== EXERCISE BRIEF ==
Copy exactly the lines from the one containing "Generate a Python" through the one containing "import plotly.graph_objects as go", both included, and leave out any pictures.

[Figure scripts]
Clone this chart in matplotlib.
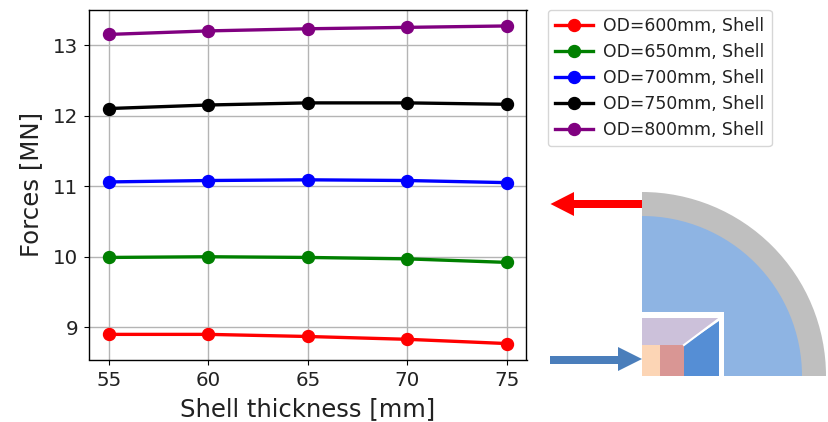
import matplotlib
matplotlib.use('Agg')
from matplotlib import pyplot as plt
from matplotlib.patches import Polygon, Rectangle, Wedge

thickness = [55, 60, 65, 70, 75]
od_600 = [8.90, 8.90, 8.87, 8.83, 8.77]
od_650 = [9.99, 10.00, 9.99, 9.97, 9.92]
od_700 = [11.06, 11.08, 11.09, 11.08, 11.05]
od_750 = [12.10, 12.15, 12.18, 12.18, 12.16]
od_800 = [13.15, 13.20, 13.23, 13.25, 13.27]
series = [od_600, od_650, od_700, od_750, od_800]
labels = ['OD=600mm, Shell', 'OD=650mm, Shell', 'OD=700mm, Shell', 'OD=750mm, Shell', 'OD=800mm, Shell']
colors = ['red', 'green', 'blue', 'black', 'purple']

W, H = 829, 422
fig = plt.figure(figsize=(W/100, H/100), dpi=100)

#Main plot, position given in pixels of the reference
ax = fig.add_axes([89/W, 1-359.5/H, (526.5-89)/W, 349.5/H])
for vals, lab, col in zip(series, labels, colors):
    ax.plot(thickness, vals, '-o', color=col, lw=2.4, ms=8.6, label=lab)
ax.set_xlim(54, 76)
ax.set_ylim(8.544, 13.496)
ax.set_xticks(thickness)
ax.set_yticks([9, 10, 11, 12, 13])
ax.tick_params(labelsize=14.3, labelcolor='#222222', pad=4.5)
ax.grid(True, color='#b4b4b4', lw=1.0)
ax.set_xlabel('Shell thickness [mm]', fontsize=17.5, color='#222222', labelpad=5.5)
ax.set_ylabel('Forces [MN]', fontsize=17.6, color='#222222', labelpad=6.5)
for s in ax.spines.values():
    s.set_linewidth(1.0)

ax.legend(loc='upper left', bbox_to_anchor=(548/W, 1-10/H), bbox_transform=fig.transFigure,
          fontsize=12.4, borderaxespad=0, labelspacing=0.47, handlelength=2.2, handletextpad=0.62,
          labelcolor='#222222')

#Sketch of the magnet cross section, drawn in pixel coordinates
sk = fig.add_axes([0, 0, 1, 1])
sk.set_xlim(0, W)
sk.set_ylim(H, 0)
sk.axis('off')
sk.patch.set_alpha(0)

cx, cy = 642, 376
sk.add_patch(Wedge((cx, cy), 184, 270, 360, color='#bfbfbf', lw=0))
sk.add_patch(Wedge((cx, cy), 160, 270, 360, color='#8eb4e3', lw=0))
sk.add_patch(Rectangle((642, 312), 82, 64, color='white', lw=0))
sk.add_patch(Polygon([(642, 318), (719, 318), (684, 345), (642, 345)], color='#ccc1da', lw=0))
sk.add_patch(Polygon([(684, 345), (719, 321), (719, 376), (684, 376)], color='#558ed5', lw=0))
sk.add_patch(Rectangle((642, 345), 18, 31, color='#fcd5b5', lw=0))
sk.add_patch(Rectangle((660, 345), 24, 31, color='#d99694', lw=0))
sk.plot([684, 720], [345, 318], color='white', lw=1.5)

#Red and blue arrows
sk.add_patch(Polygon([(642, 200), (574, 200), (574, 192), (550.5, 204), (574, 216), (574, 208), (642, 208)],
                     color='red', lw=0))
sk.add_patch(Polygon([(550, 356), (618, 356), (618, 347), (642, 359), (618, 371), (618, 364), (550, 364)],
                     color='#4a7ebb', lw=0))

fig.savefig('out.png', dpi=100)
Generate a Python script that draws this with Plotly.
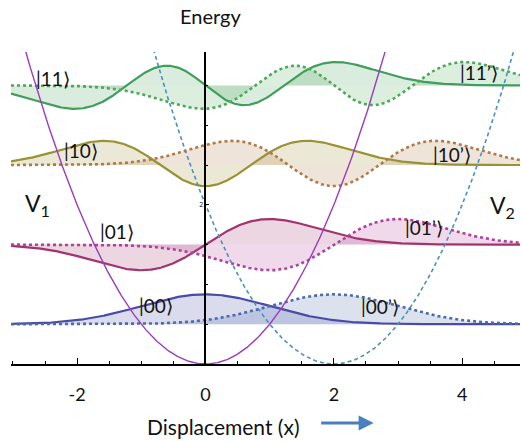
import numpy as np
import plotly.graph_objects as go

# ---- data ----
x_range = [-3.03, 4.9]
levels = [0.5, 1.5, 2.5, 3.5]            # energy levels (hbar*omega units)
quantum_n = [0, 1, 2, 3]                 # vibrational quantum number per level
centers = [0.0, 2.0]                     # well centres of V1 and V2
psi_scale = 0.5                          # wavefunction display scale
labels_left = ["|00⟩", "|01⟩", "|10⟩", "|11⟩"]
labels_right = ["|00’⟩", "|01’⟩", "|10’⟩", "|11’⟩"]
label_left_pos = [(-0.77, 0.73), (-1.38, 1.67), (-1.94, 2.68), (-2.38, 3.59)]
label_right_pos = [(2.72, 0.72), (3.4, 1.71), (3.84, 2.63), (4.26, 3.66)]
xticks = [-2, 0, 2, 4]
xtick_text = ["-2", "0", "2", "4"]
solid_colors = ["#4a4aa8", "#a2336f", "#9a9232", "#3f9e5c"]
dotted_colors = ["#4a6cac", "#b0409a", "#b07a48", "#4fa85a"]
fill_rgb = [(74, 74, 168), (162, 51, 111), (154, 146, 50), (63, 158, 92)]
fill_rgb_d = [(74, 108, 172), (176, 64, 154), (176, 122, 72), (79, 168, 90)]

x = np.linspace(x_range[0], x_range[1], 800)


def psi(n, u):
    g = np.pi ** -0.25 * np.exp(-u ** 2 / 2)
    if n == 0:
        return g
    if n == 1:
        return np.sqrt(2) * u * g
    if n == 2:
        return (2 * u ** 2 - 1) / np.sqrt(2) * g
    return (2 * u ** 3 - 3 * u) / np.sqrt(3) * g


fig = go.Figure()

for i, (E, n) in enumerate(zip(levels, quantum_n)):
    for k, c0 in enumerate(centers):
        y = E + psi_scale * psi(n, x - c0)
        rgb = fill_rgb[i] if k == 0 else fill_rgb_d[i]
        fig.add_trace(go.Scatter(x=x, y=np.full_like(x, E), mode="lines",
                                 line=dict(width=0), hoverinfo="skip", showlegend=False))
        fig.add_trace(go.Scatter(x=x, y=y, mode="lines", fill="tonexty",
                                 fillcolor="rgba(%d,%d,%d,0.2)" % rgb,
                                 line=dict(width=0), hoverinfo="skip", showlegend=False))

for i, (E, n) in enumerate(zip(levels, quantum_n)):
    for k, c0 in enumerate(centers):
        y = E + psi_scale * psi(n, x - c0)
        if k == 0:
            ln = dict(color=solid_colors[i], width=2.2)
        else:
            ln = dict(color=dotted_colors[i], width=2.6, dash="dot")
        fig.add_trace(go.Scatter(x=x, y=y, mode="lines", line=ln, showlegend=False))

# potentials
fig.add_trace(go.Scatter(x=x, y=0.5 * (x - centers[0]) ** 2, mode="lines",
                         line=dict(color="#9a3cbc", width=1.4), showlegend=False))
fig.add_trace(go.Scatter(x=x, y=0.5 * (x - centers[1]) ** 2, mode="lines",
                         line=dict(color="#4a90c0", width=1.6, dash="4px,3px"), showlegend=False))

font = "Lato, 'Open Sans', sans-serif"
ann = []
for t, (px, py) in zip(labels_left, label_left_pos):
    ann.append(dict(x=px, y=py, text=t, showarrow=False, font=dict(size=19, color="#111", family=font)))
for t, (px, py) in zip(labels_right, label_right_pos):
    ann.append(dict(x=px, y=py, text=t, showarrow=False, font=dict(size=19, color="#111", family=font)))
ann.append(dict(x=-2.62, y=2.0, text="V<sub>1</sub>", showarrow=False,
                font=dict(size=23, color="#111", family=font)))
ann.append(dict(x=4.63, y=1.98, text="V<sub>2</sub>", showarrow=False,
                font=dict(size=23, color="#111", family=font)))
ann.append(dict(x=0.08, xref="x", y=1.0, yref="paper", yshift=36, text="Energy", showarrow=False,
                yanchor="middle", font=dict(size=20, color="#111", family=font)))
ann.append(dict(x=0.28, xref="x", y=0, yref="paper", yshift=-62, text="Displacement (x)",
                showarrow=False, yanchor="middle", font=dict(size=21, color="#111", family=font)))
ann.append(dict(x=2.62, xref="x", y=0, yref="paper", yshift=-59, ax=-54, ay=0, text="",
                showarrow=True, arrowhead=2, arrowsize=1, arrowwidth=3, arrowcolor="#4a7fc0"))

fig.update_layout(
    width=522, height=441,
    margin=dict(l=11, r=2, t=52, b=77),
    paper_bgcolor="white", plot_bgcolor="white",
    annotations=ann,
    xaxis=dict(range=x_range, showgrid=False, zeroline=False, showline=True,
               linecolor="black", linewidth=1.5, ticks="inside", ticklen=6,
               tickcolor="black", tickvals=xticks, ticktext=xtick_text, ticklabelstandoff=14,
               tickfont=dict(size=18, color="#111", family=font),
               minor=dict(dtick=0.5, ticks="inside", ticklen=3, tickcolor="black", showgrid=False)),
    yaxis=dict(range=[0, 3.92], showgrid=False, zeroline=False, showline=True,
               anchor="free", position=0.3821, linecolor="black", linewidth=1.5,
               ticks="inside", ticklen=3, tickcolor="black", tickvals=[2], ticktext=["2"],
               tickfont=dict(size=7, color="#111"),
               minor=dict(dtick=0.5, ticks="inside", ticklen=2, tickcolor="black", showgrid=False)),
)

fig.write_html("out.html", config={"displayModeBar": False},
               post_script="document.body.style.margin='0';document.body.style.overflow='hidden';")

== SOLUTION FOR THIS PROBLEM ==
Generate a Python script that draws this with Plotly.
import numpy as np
import plotly.graph_objects as go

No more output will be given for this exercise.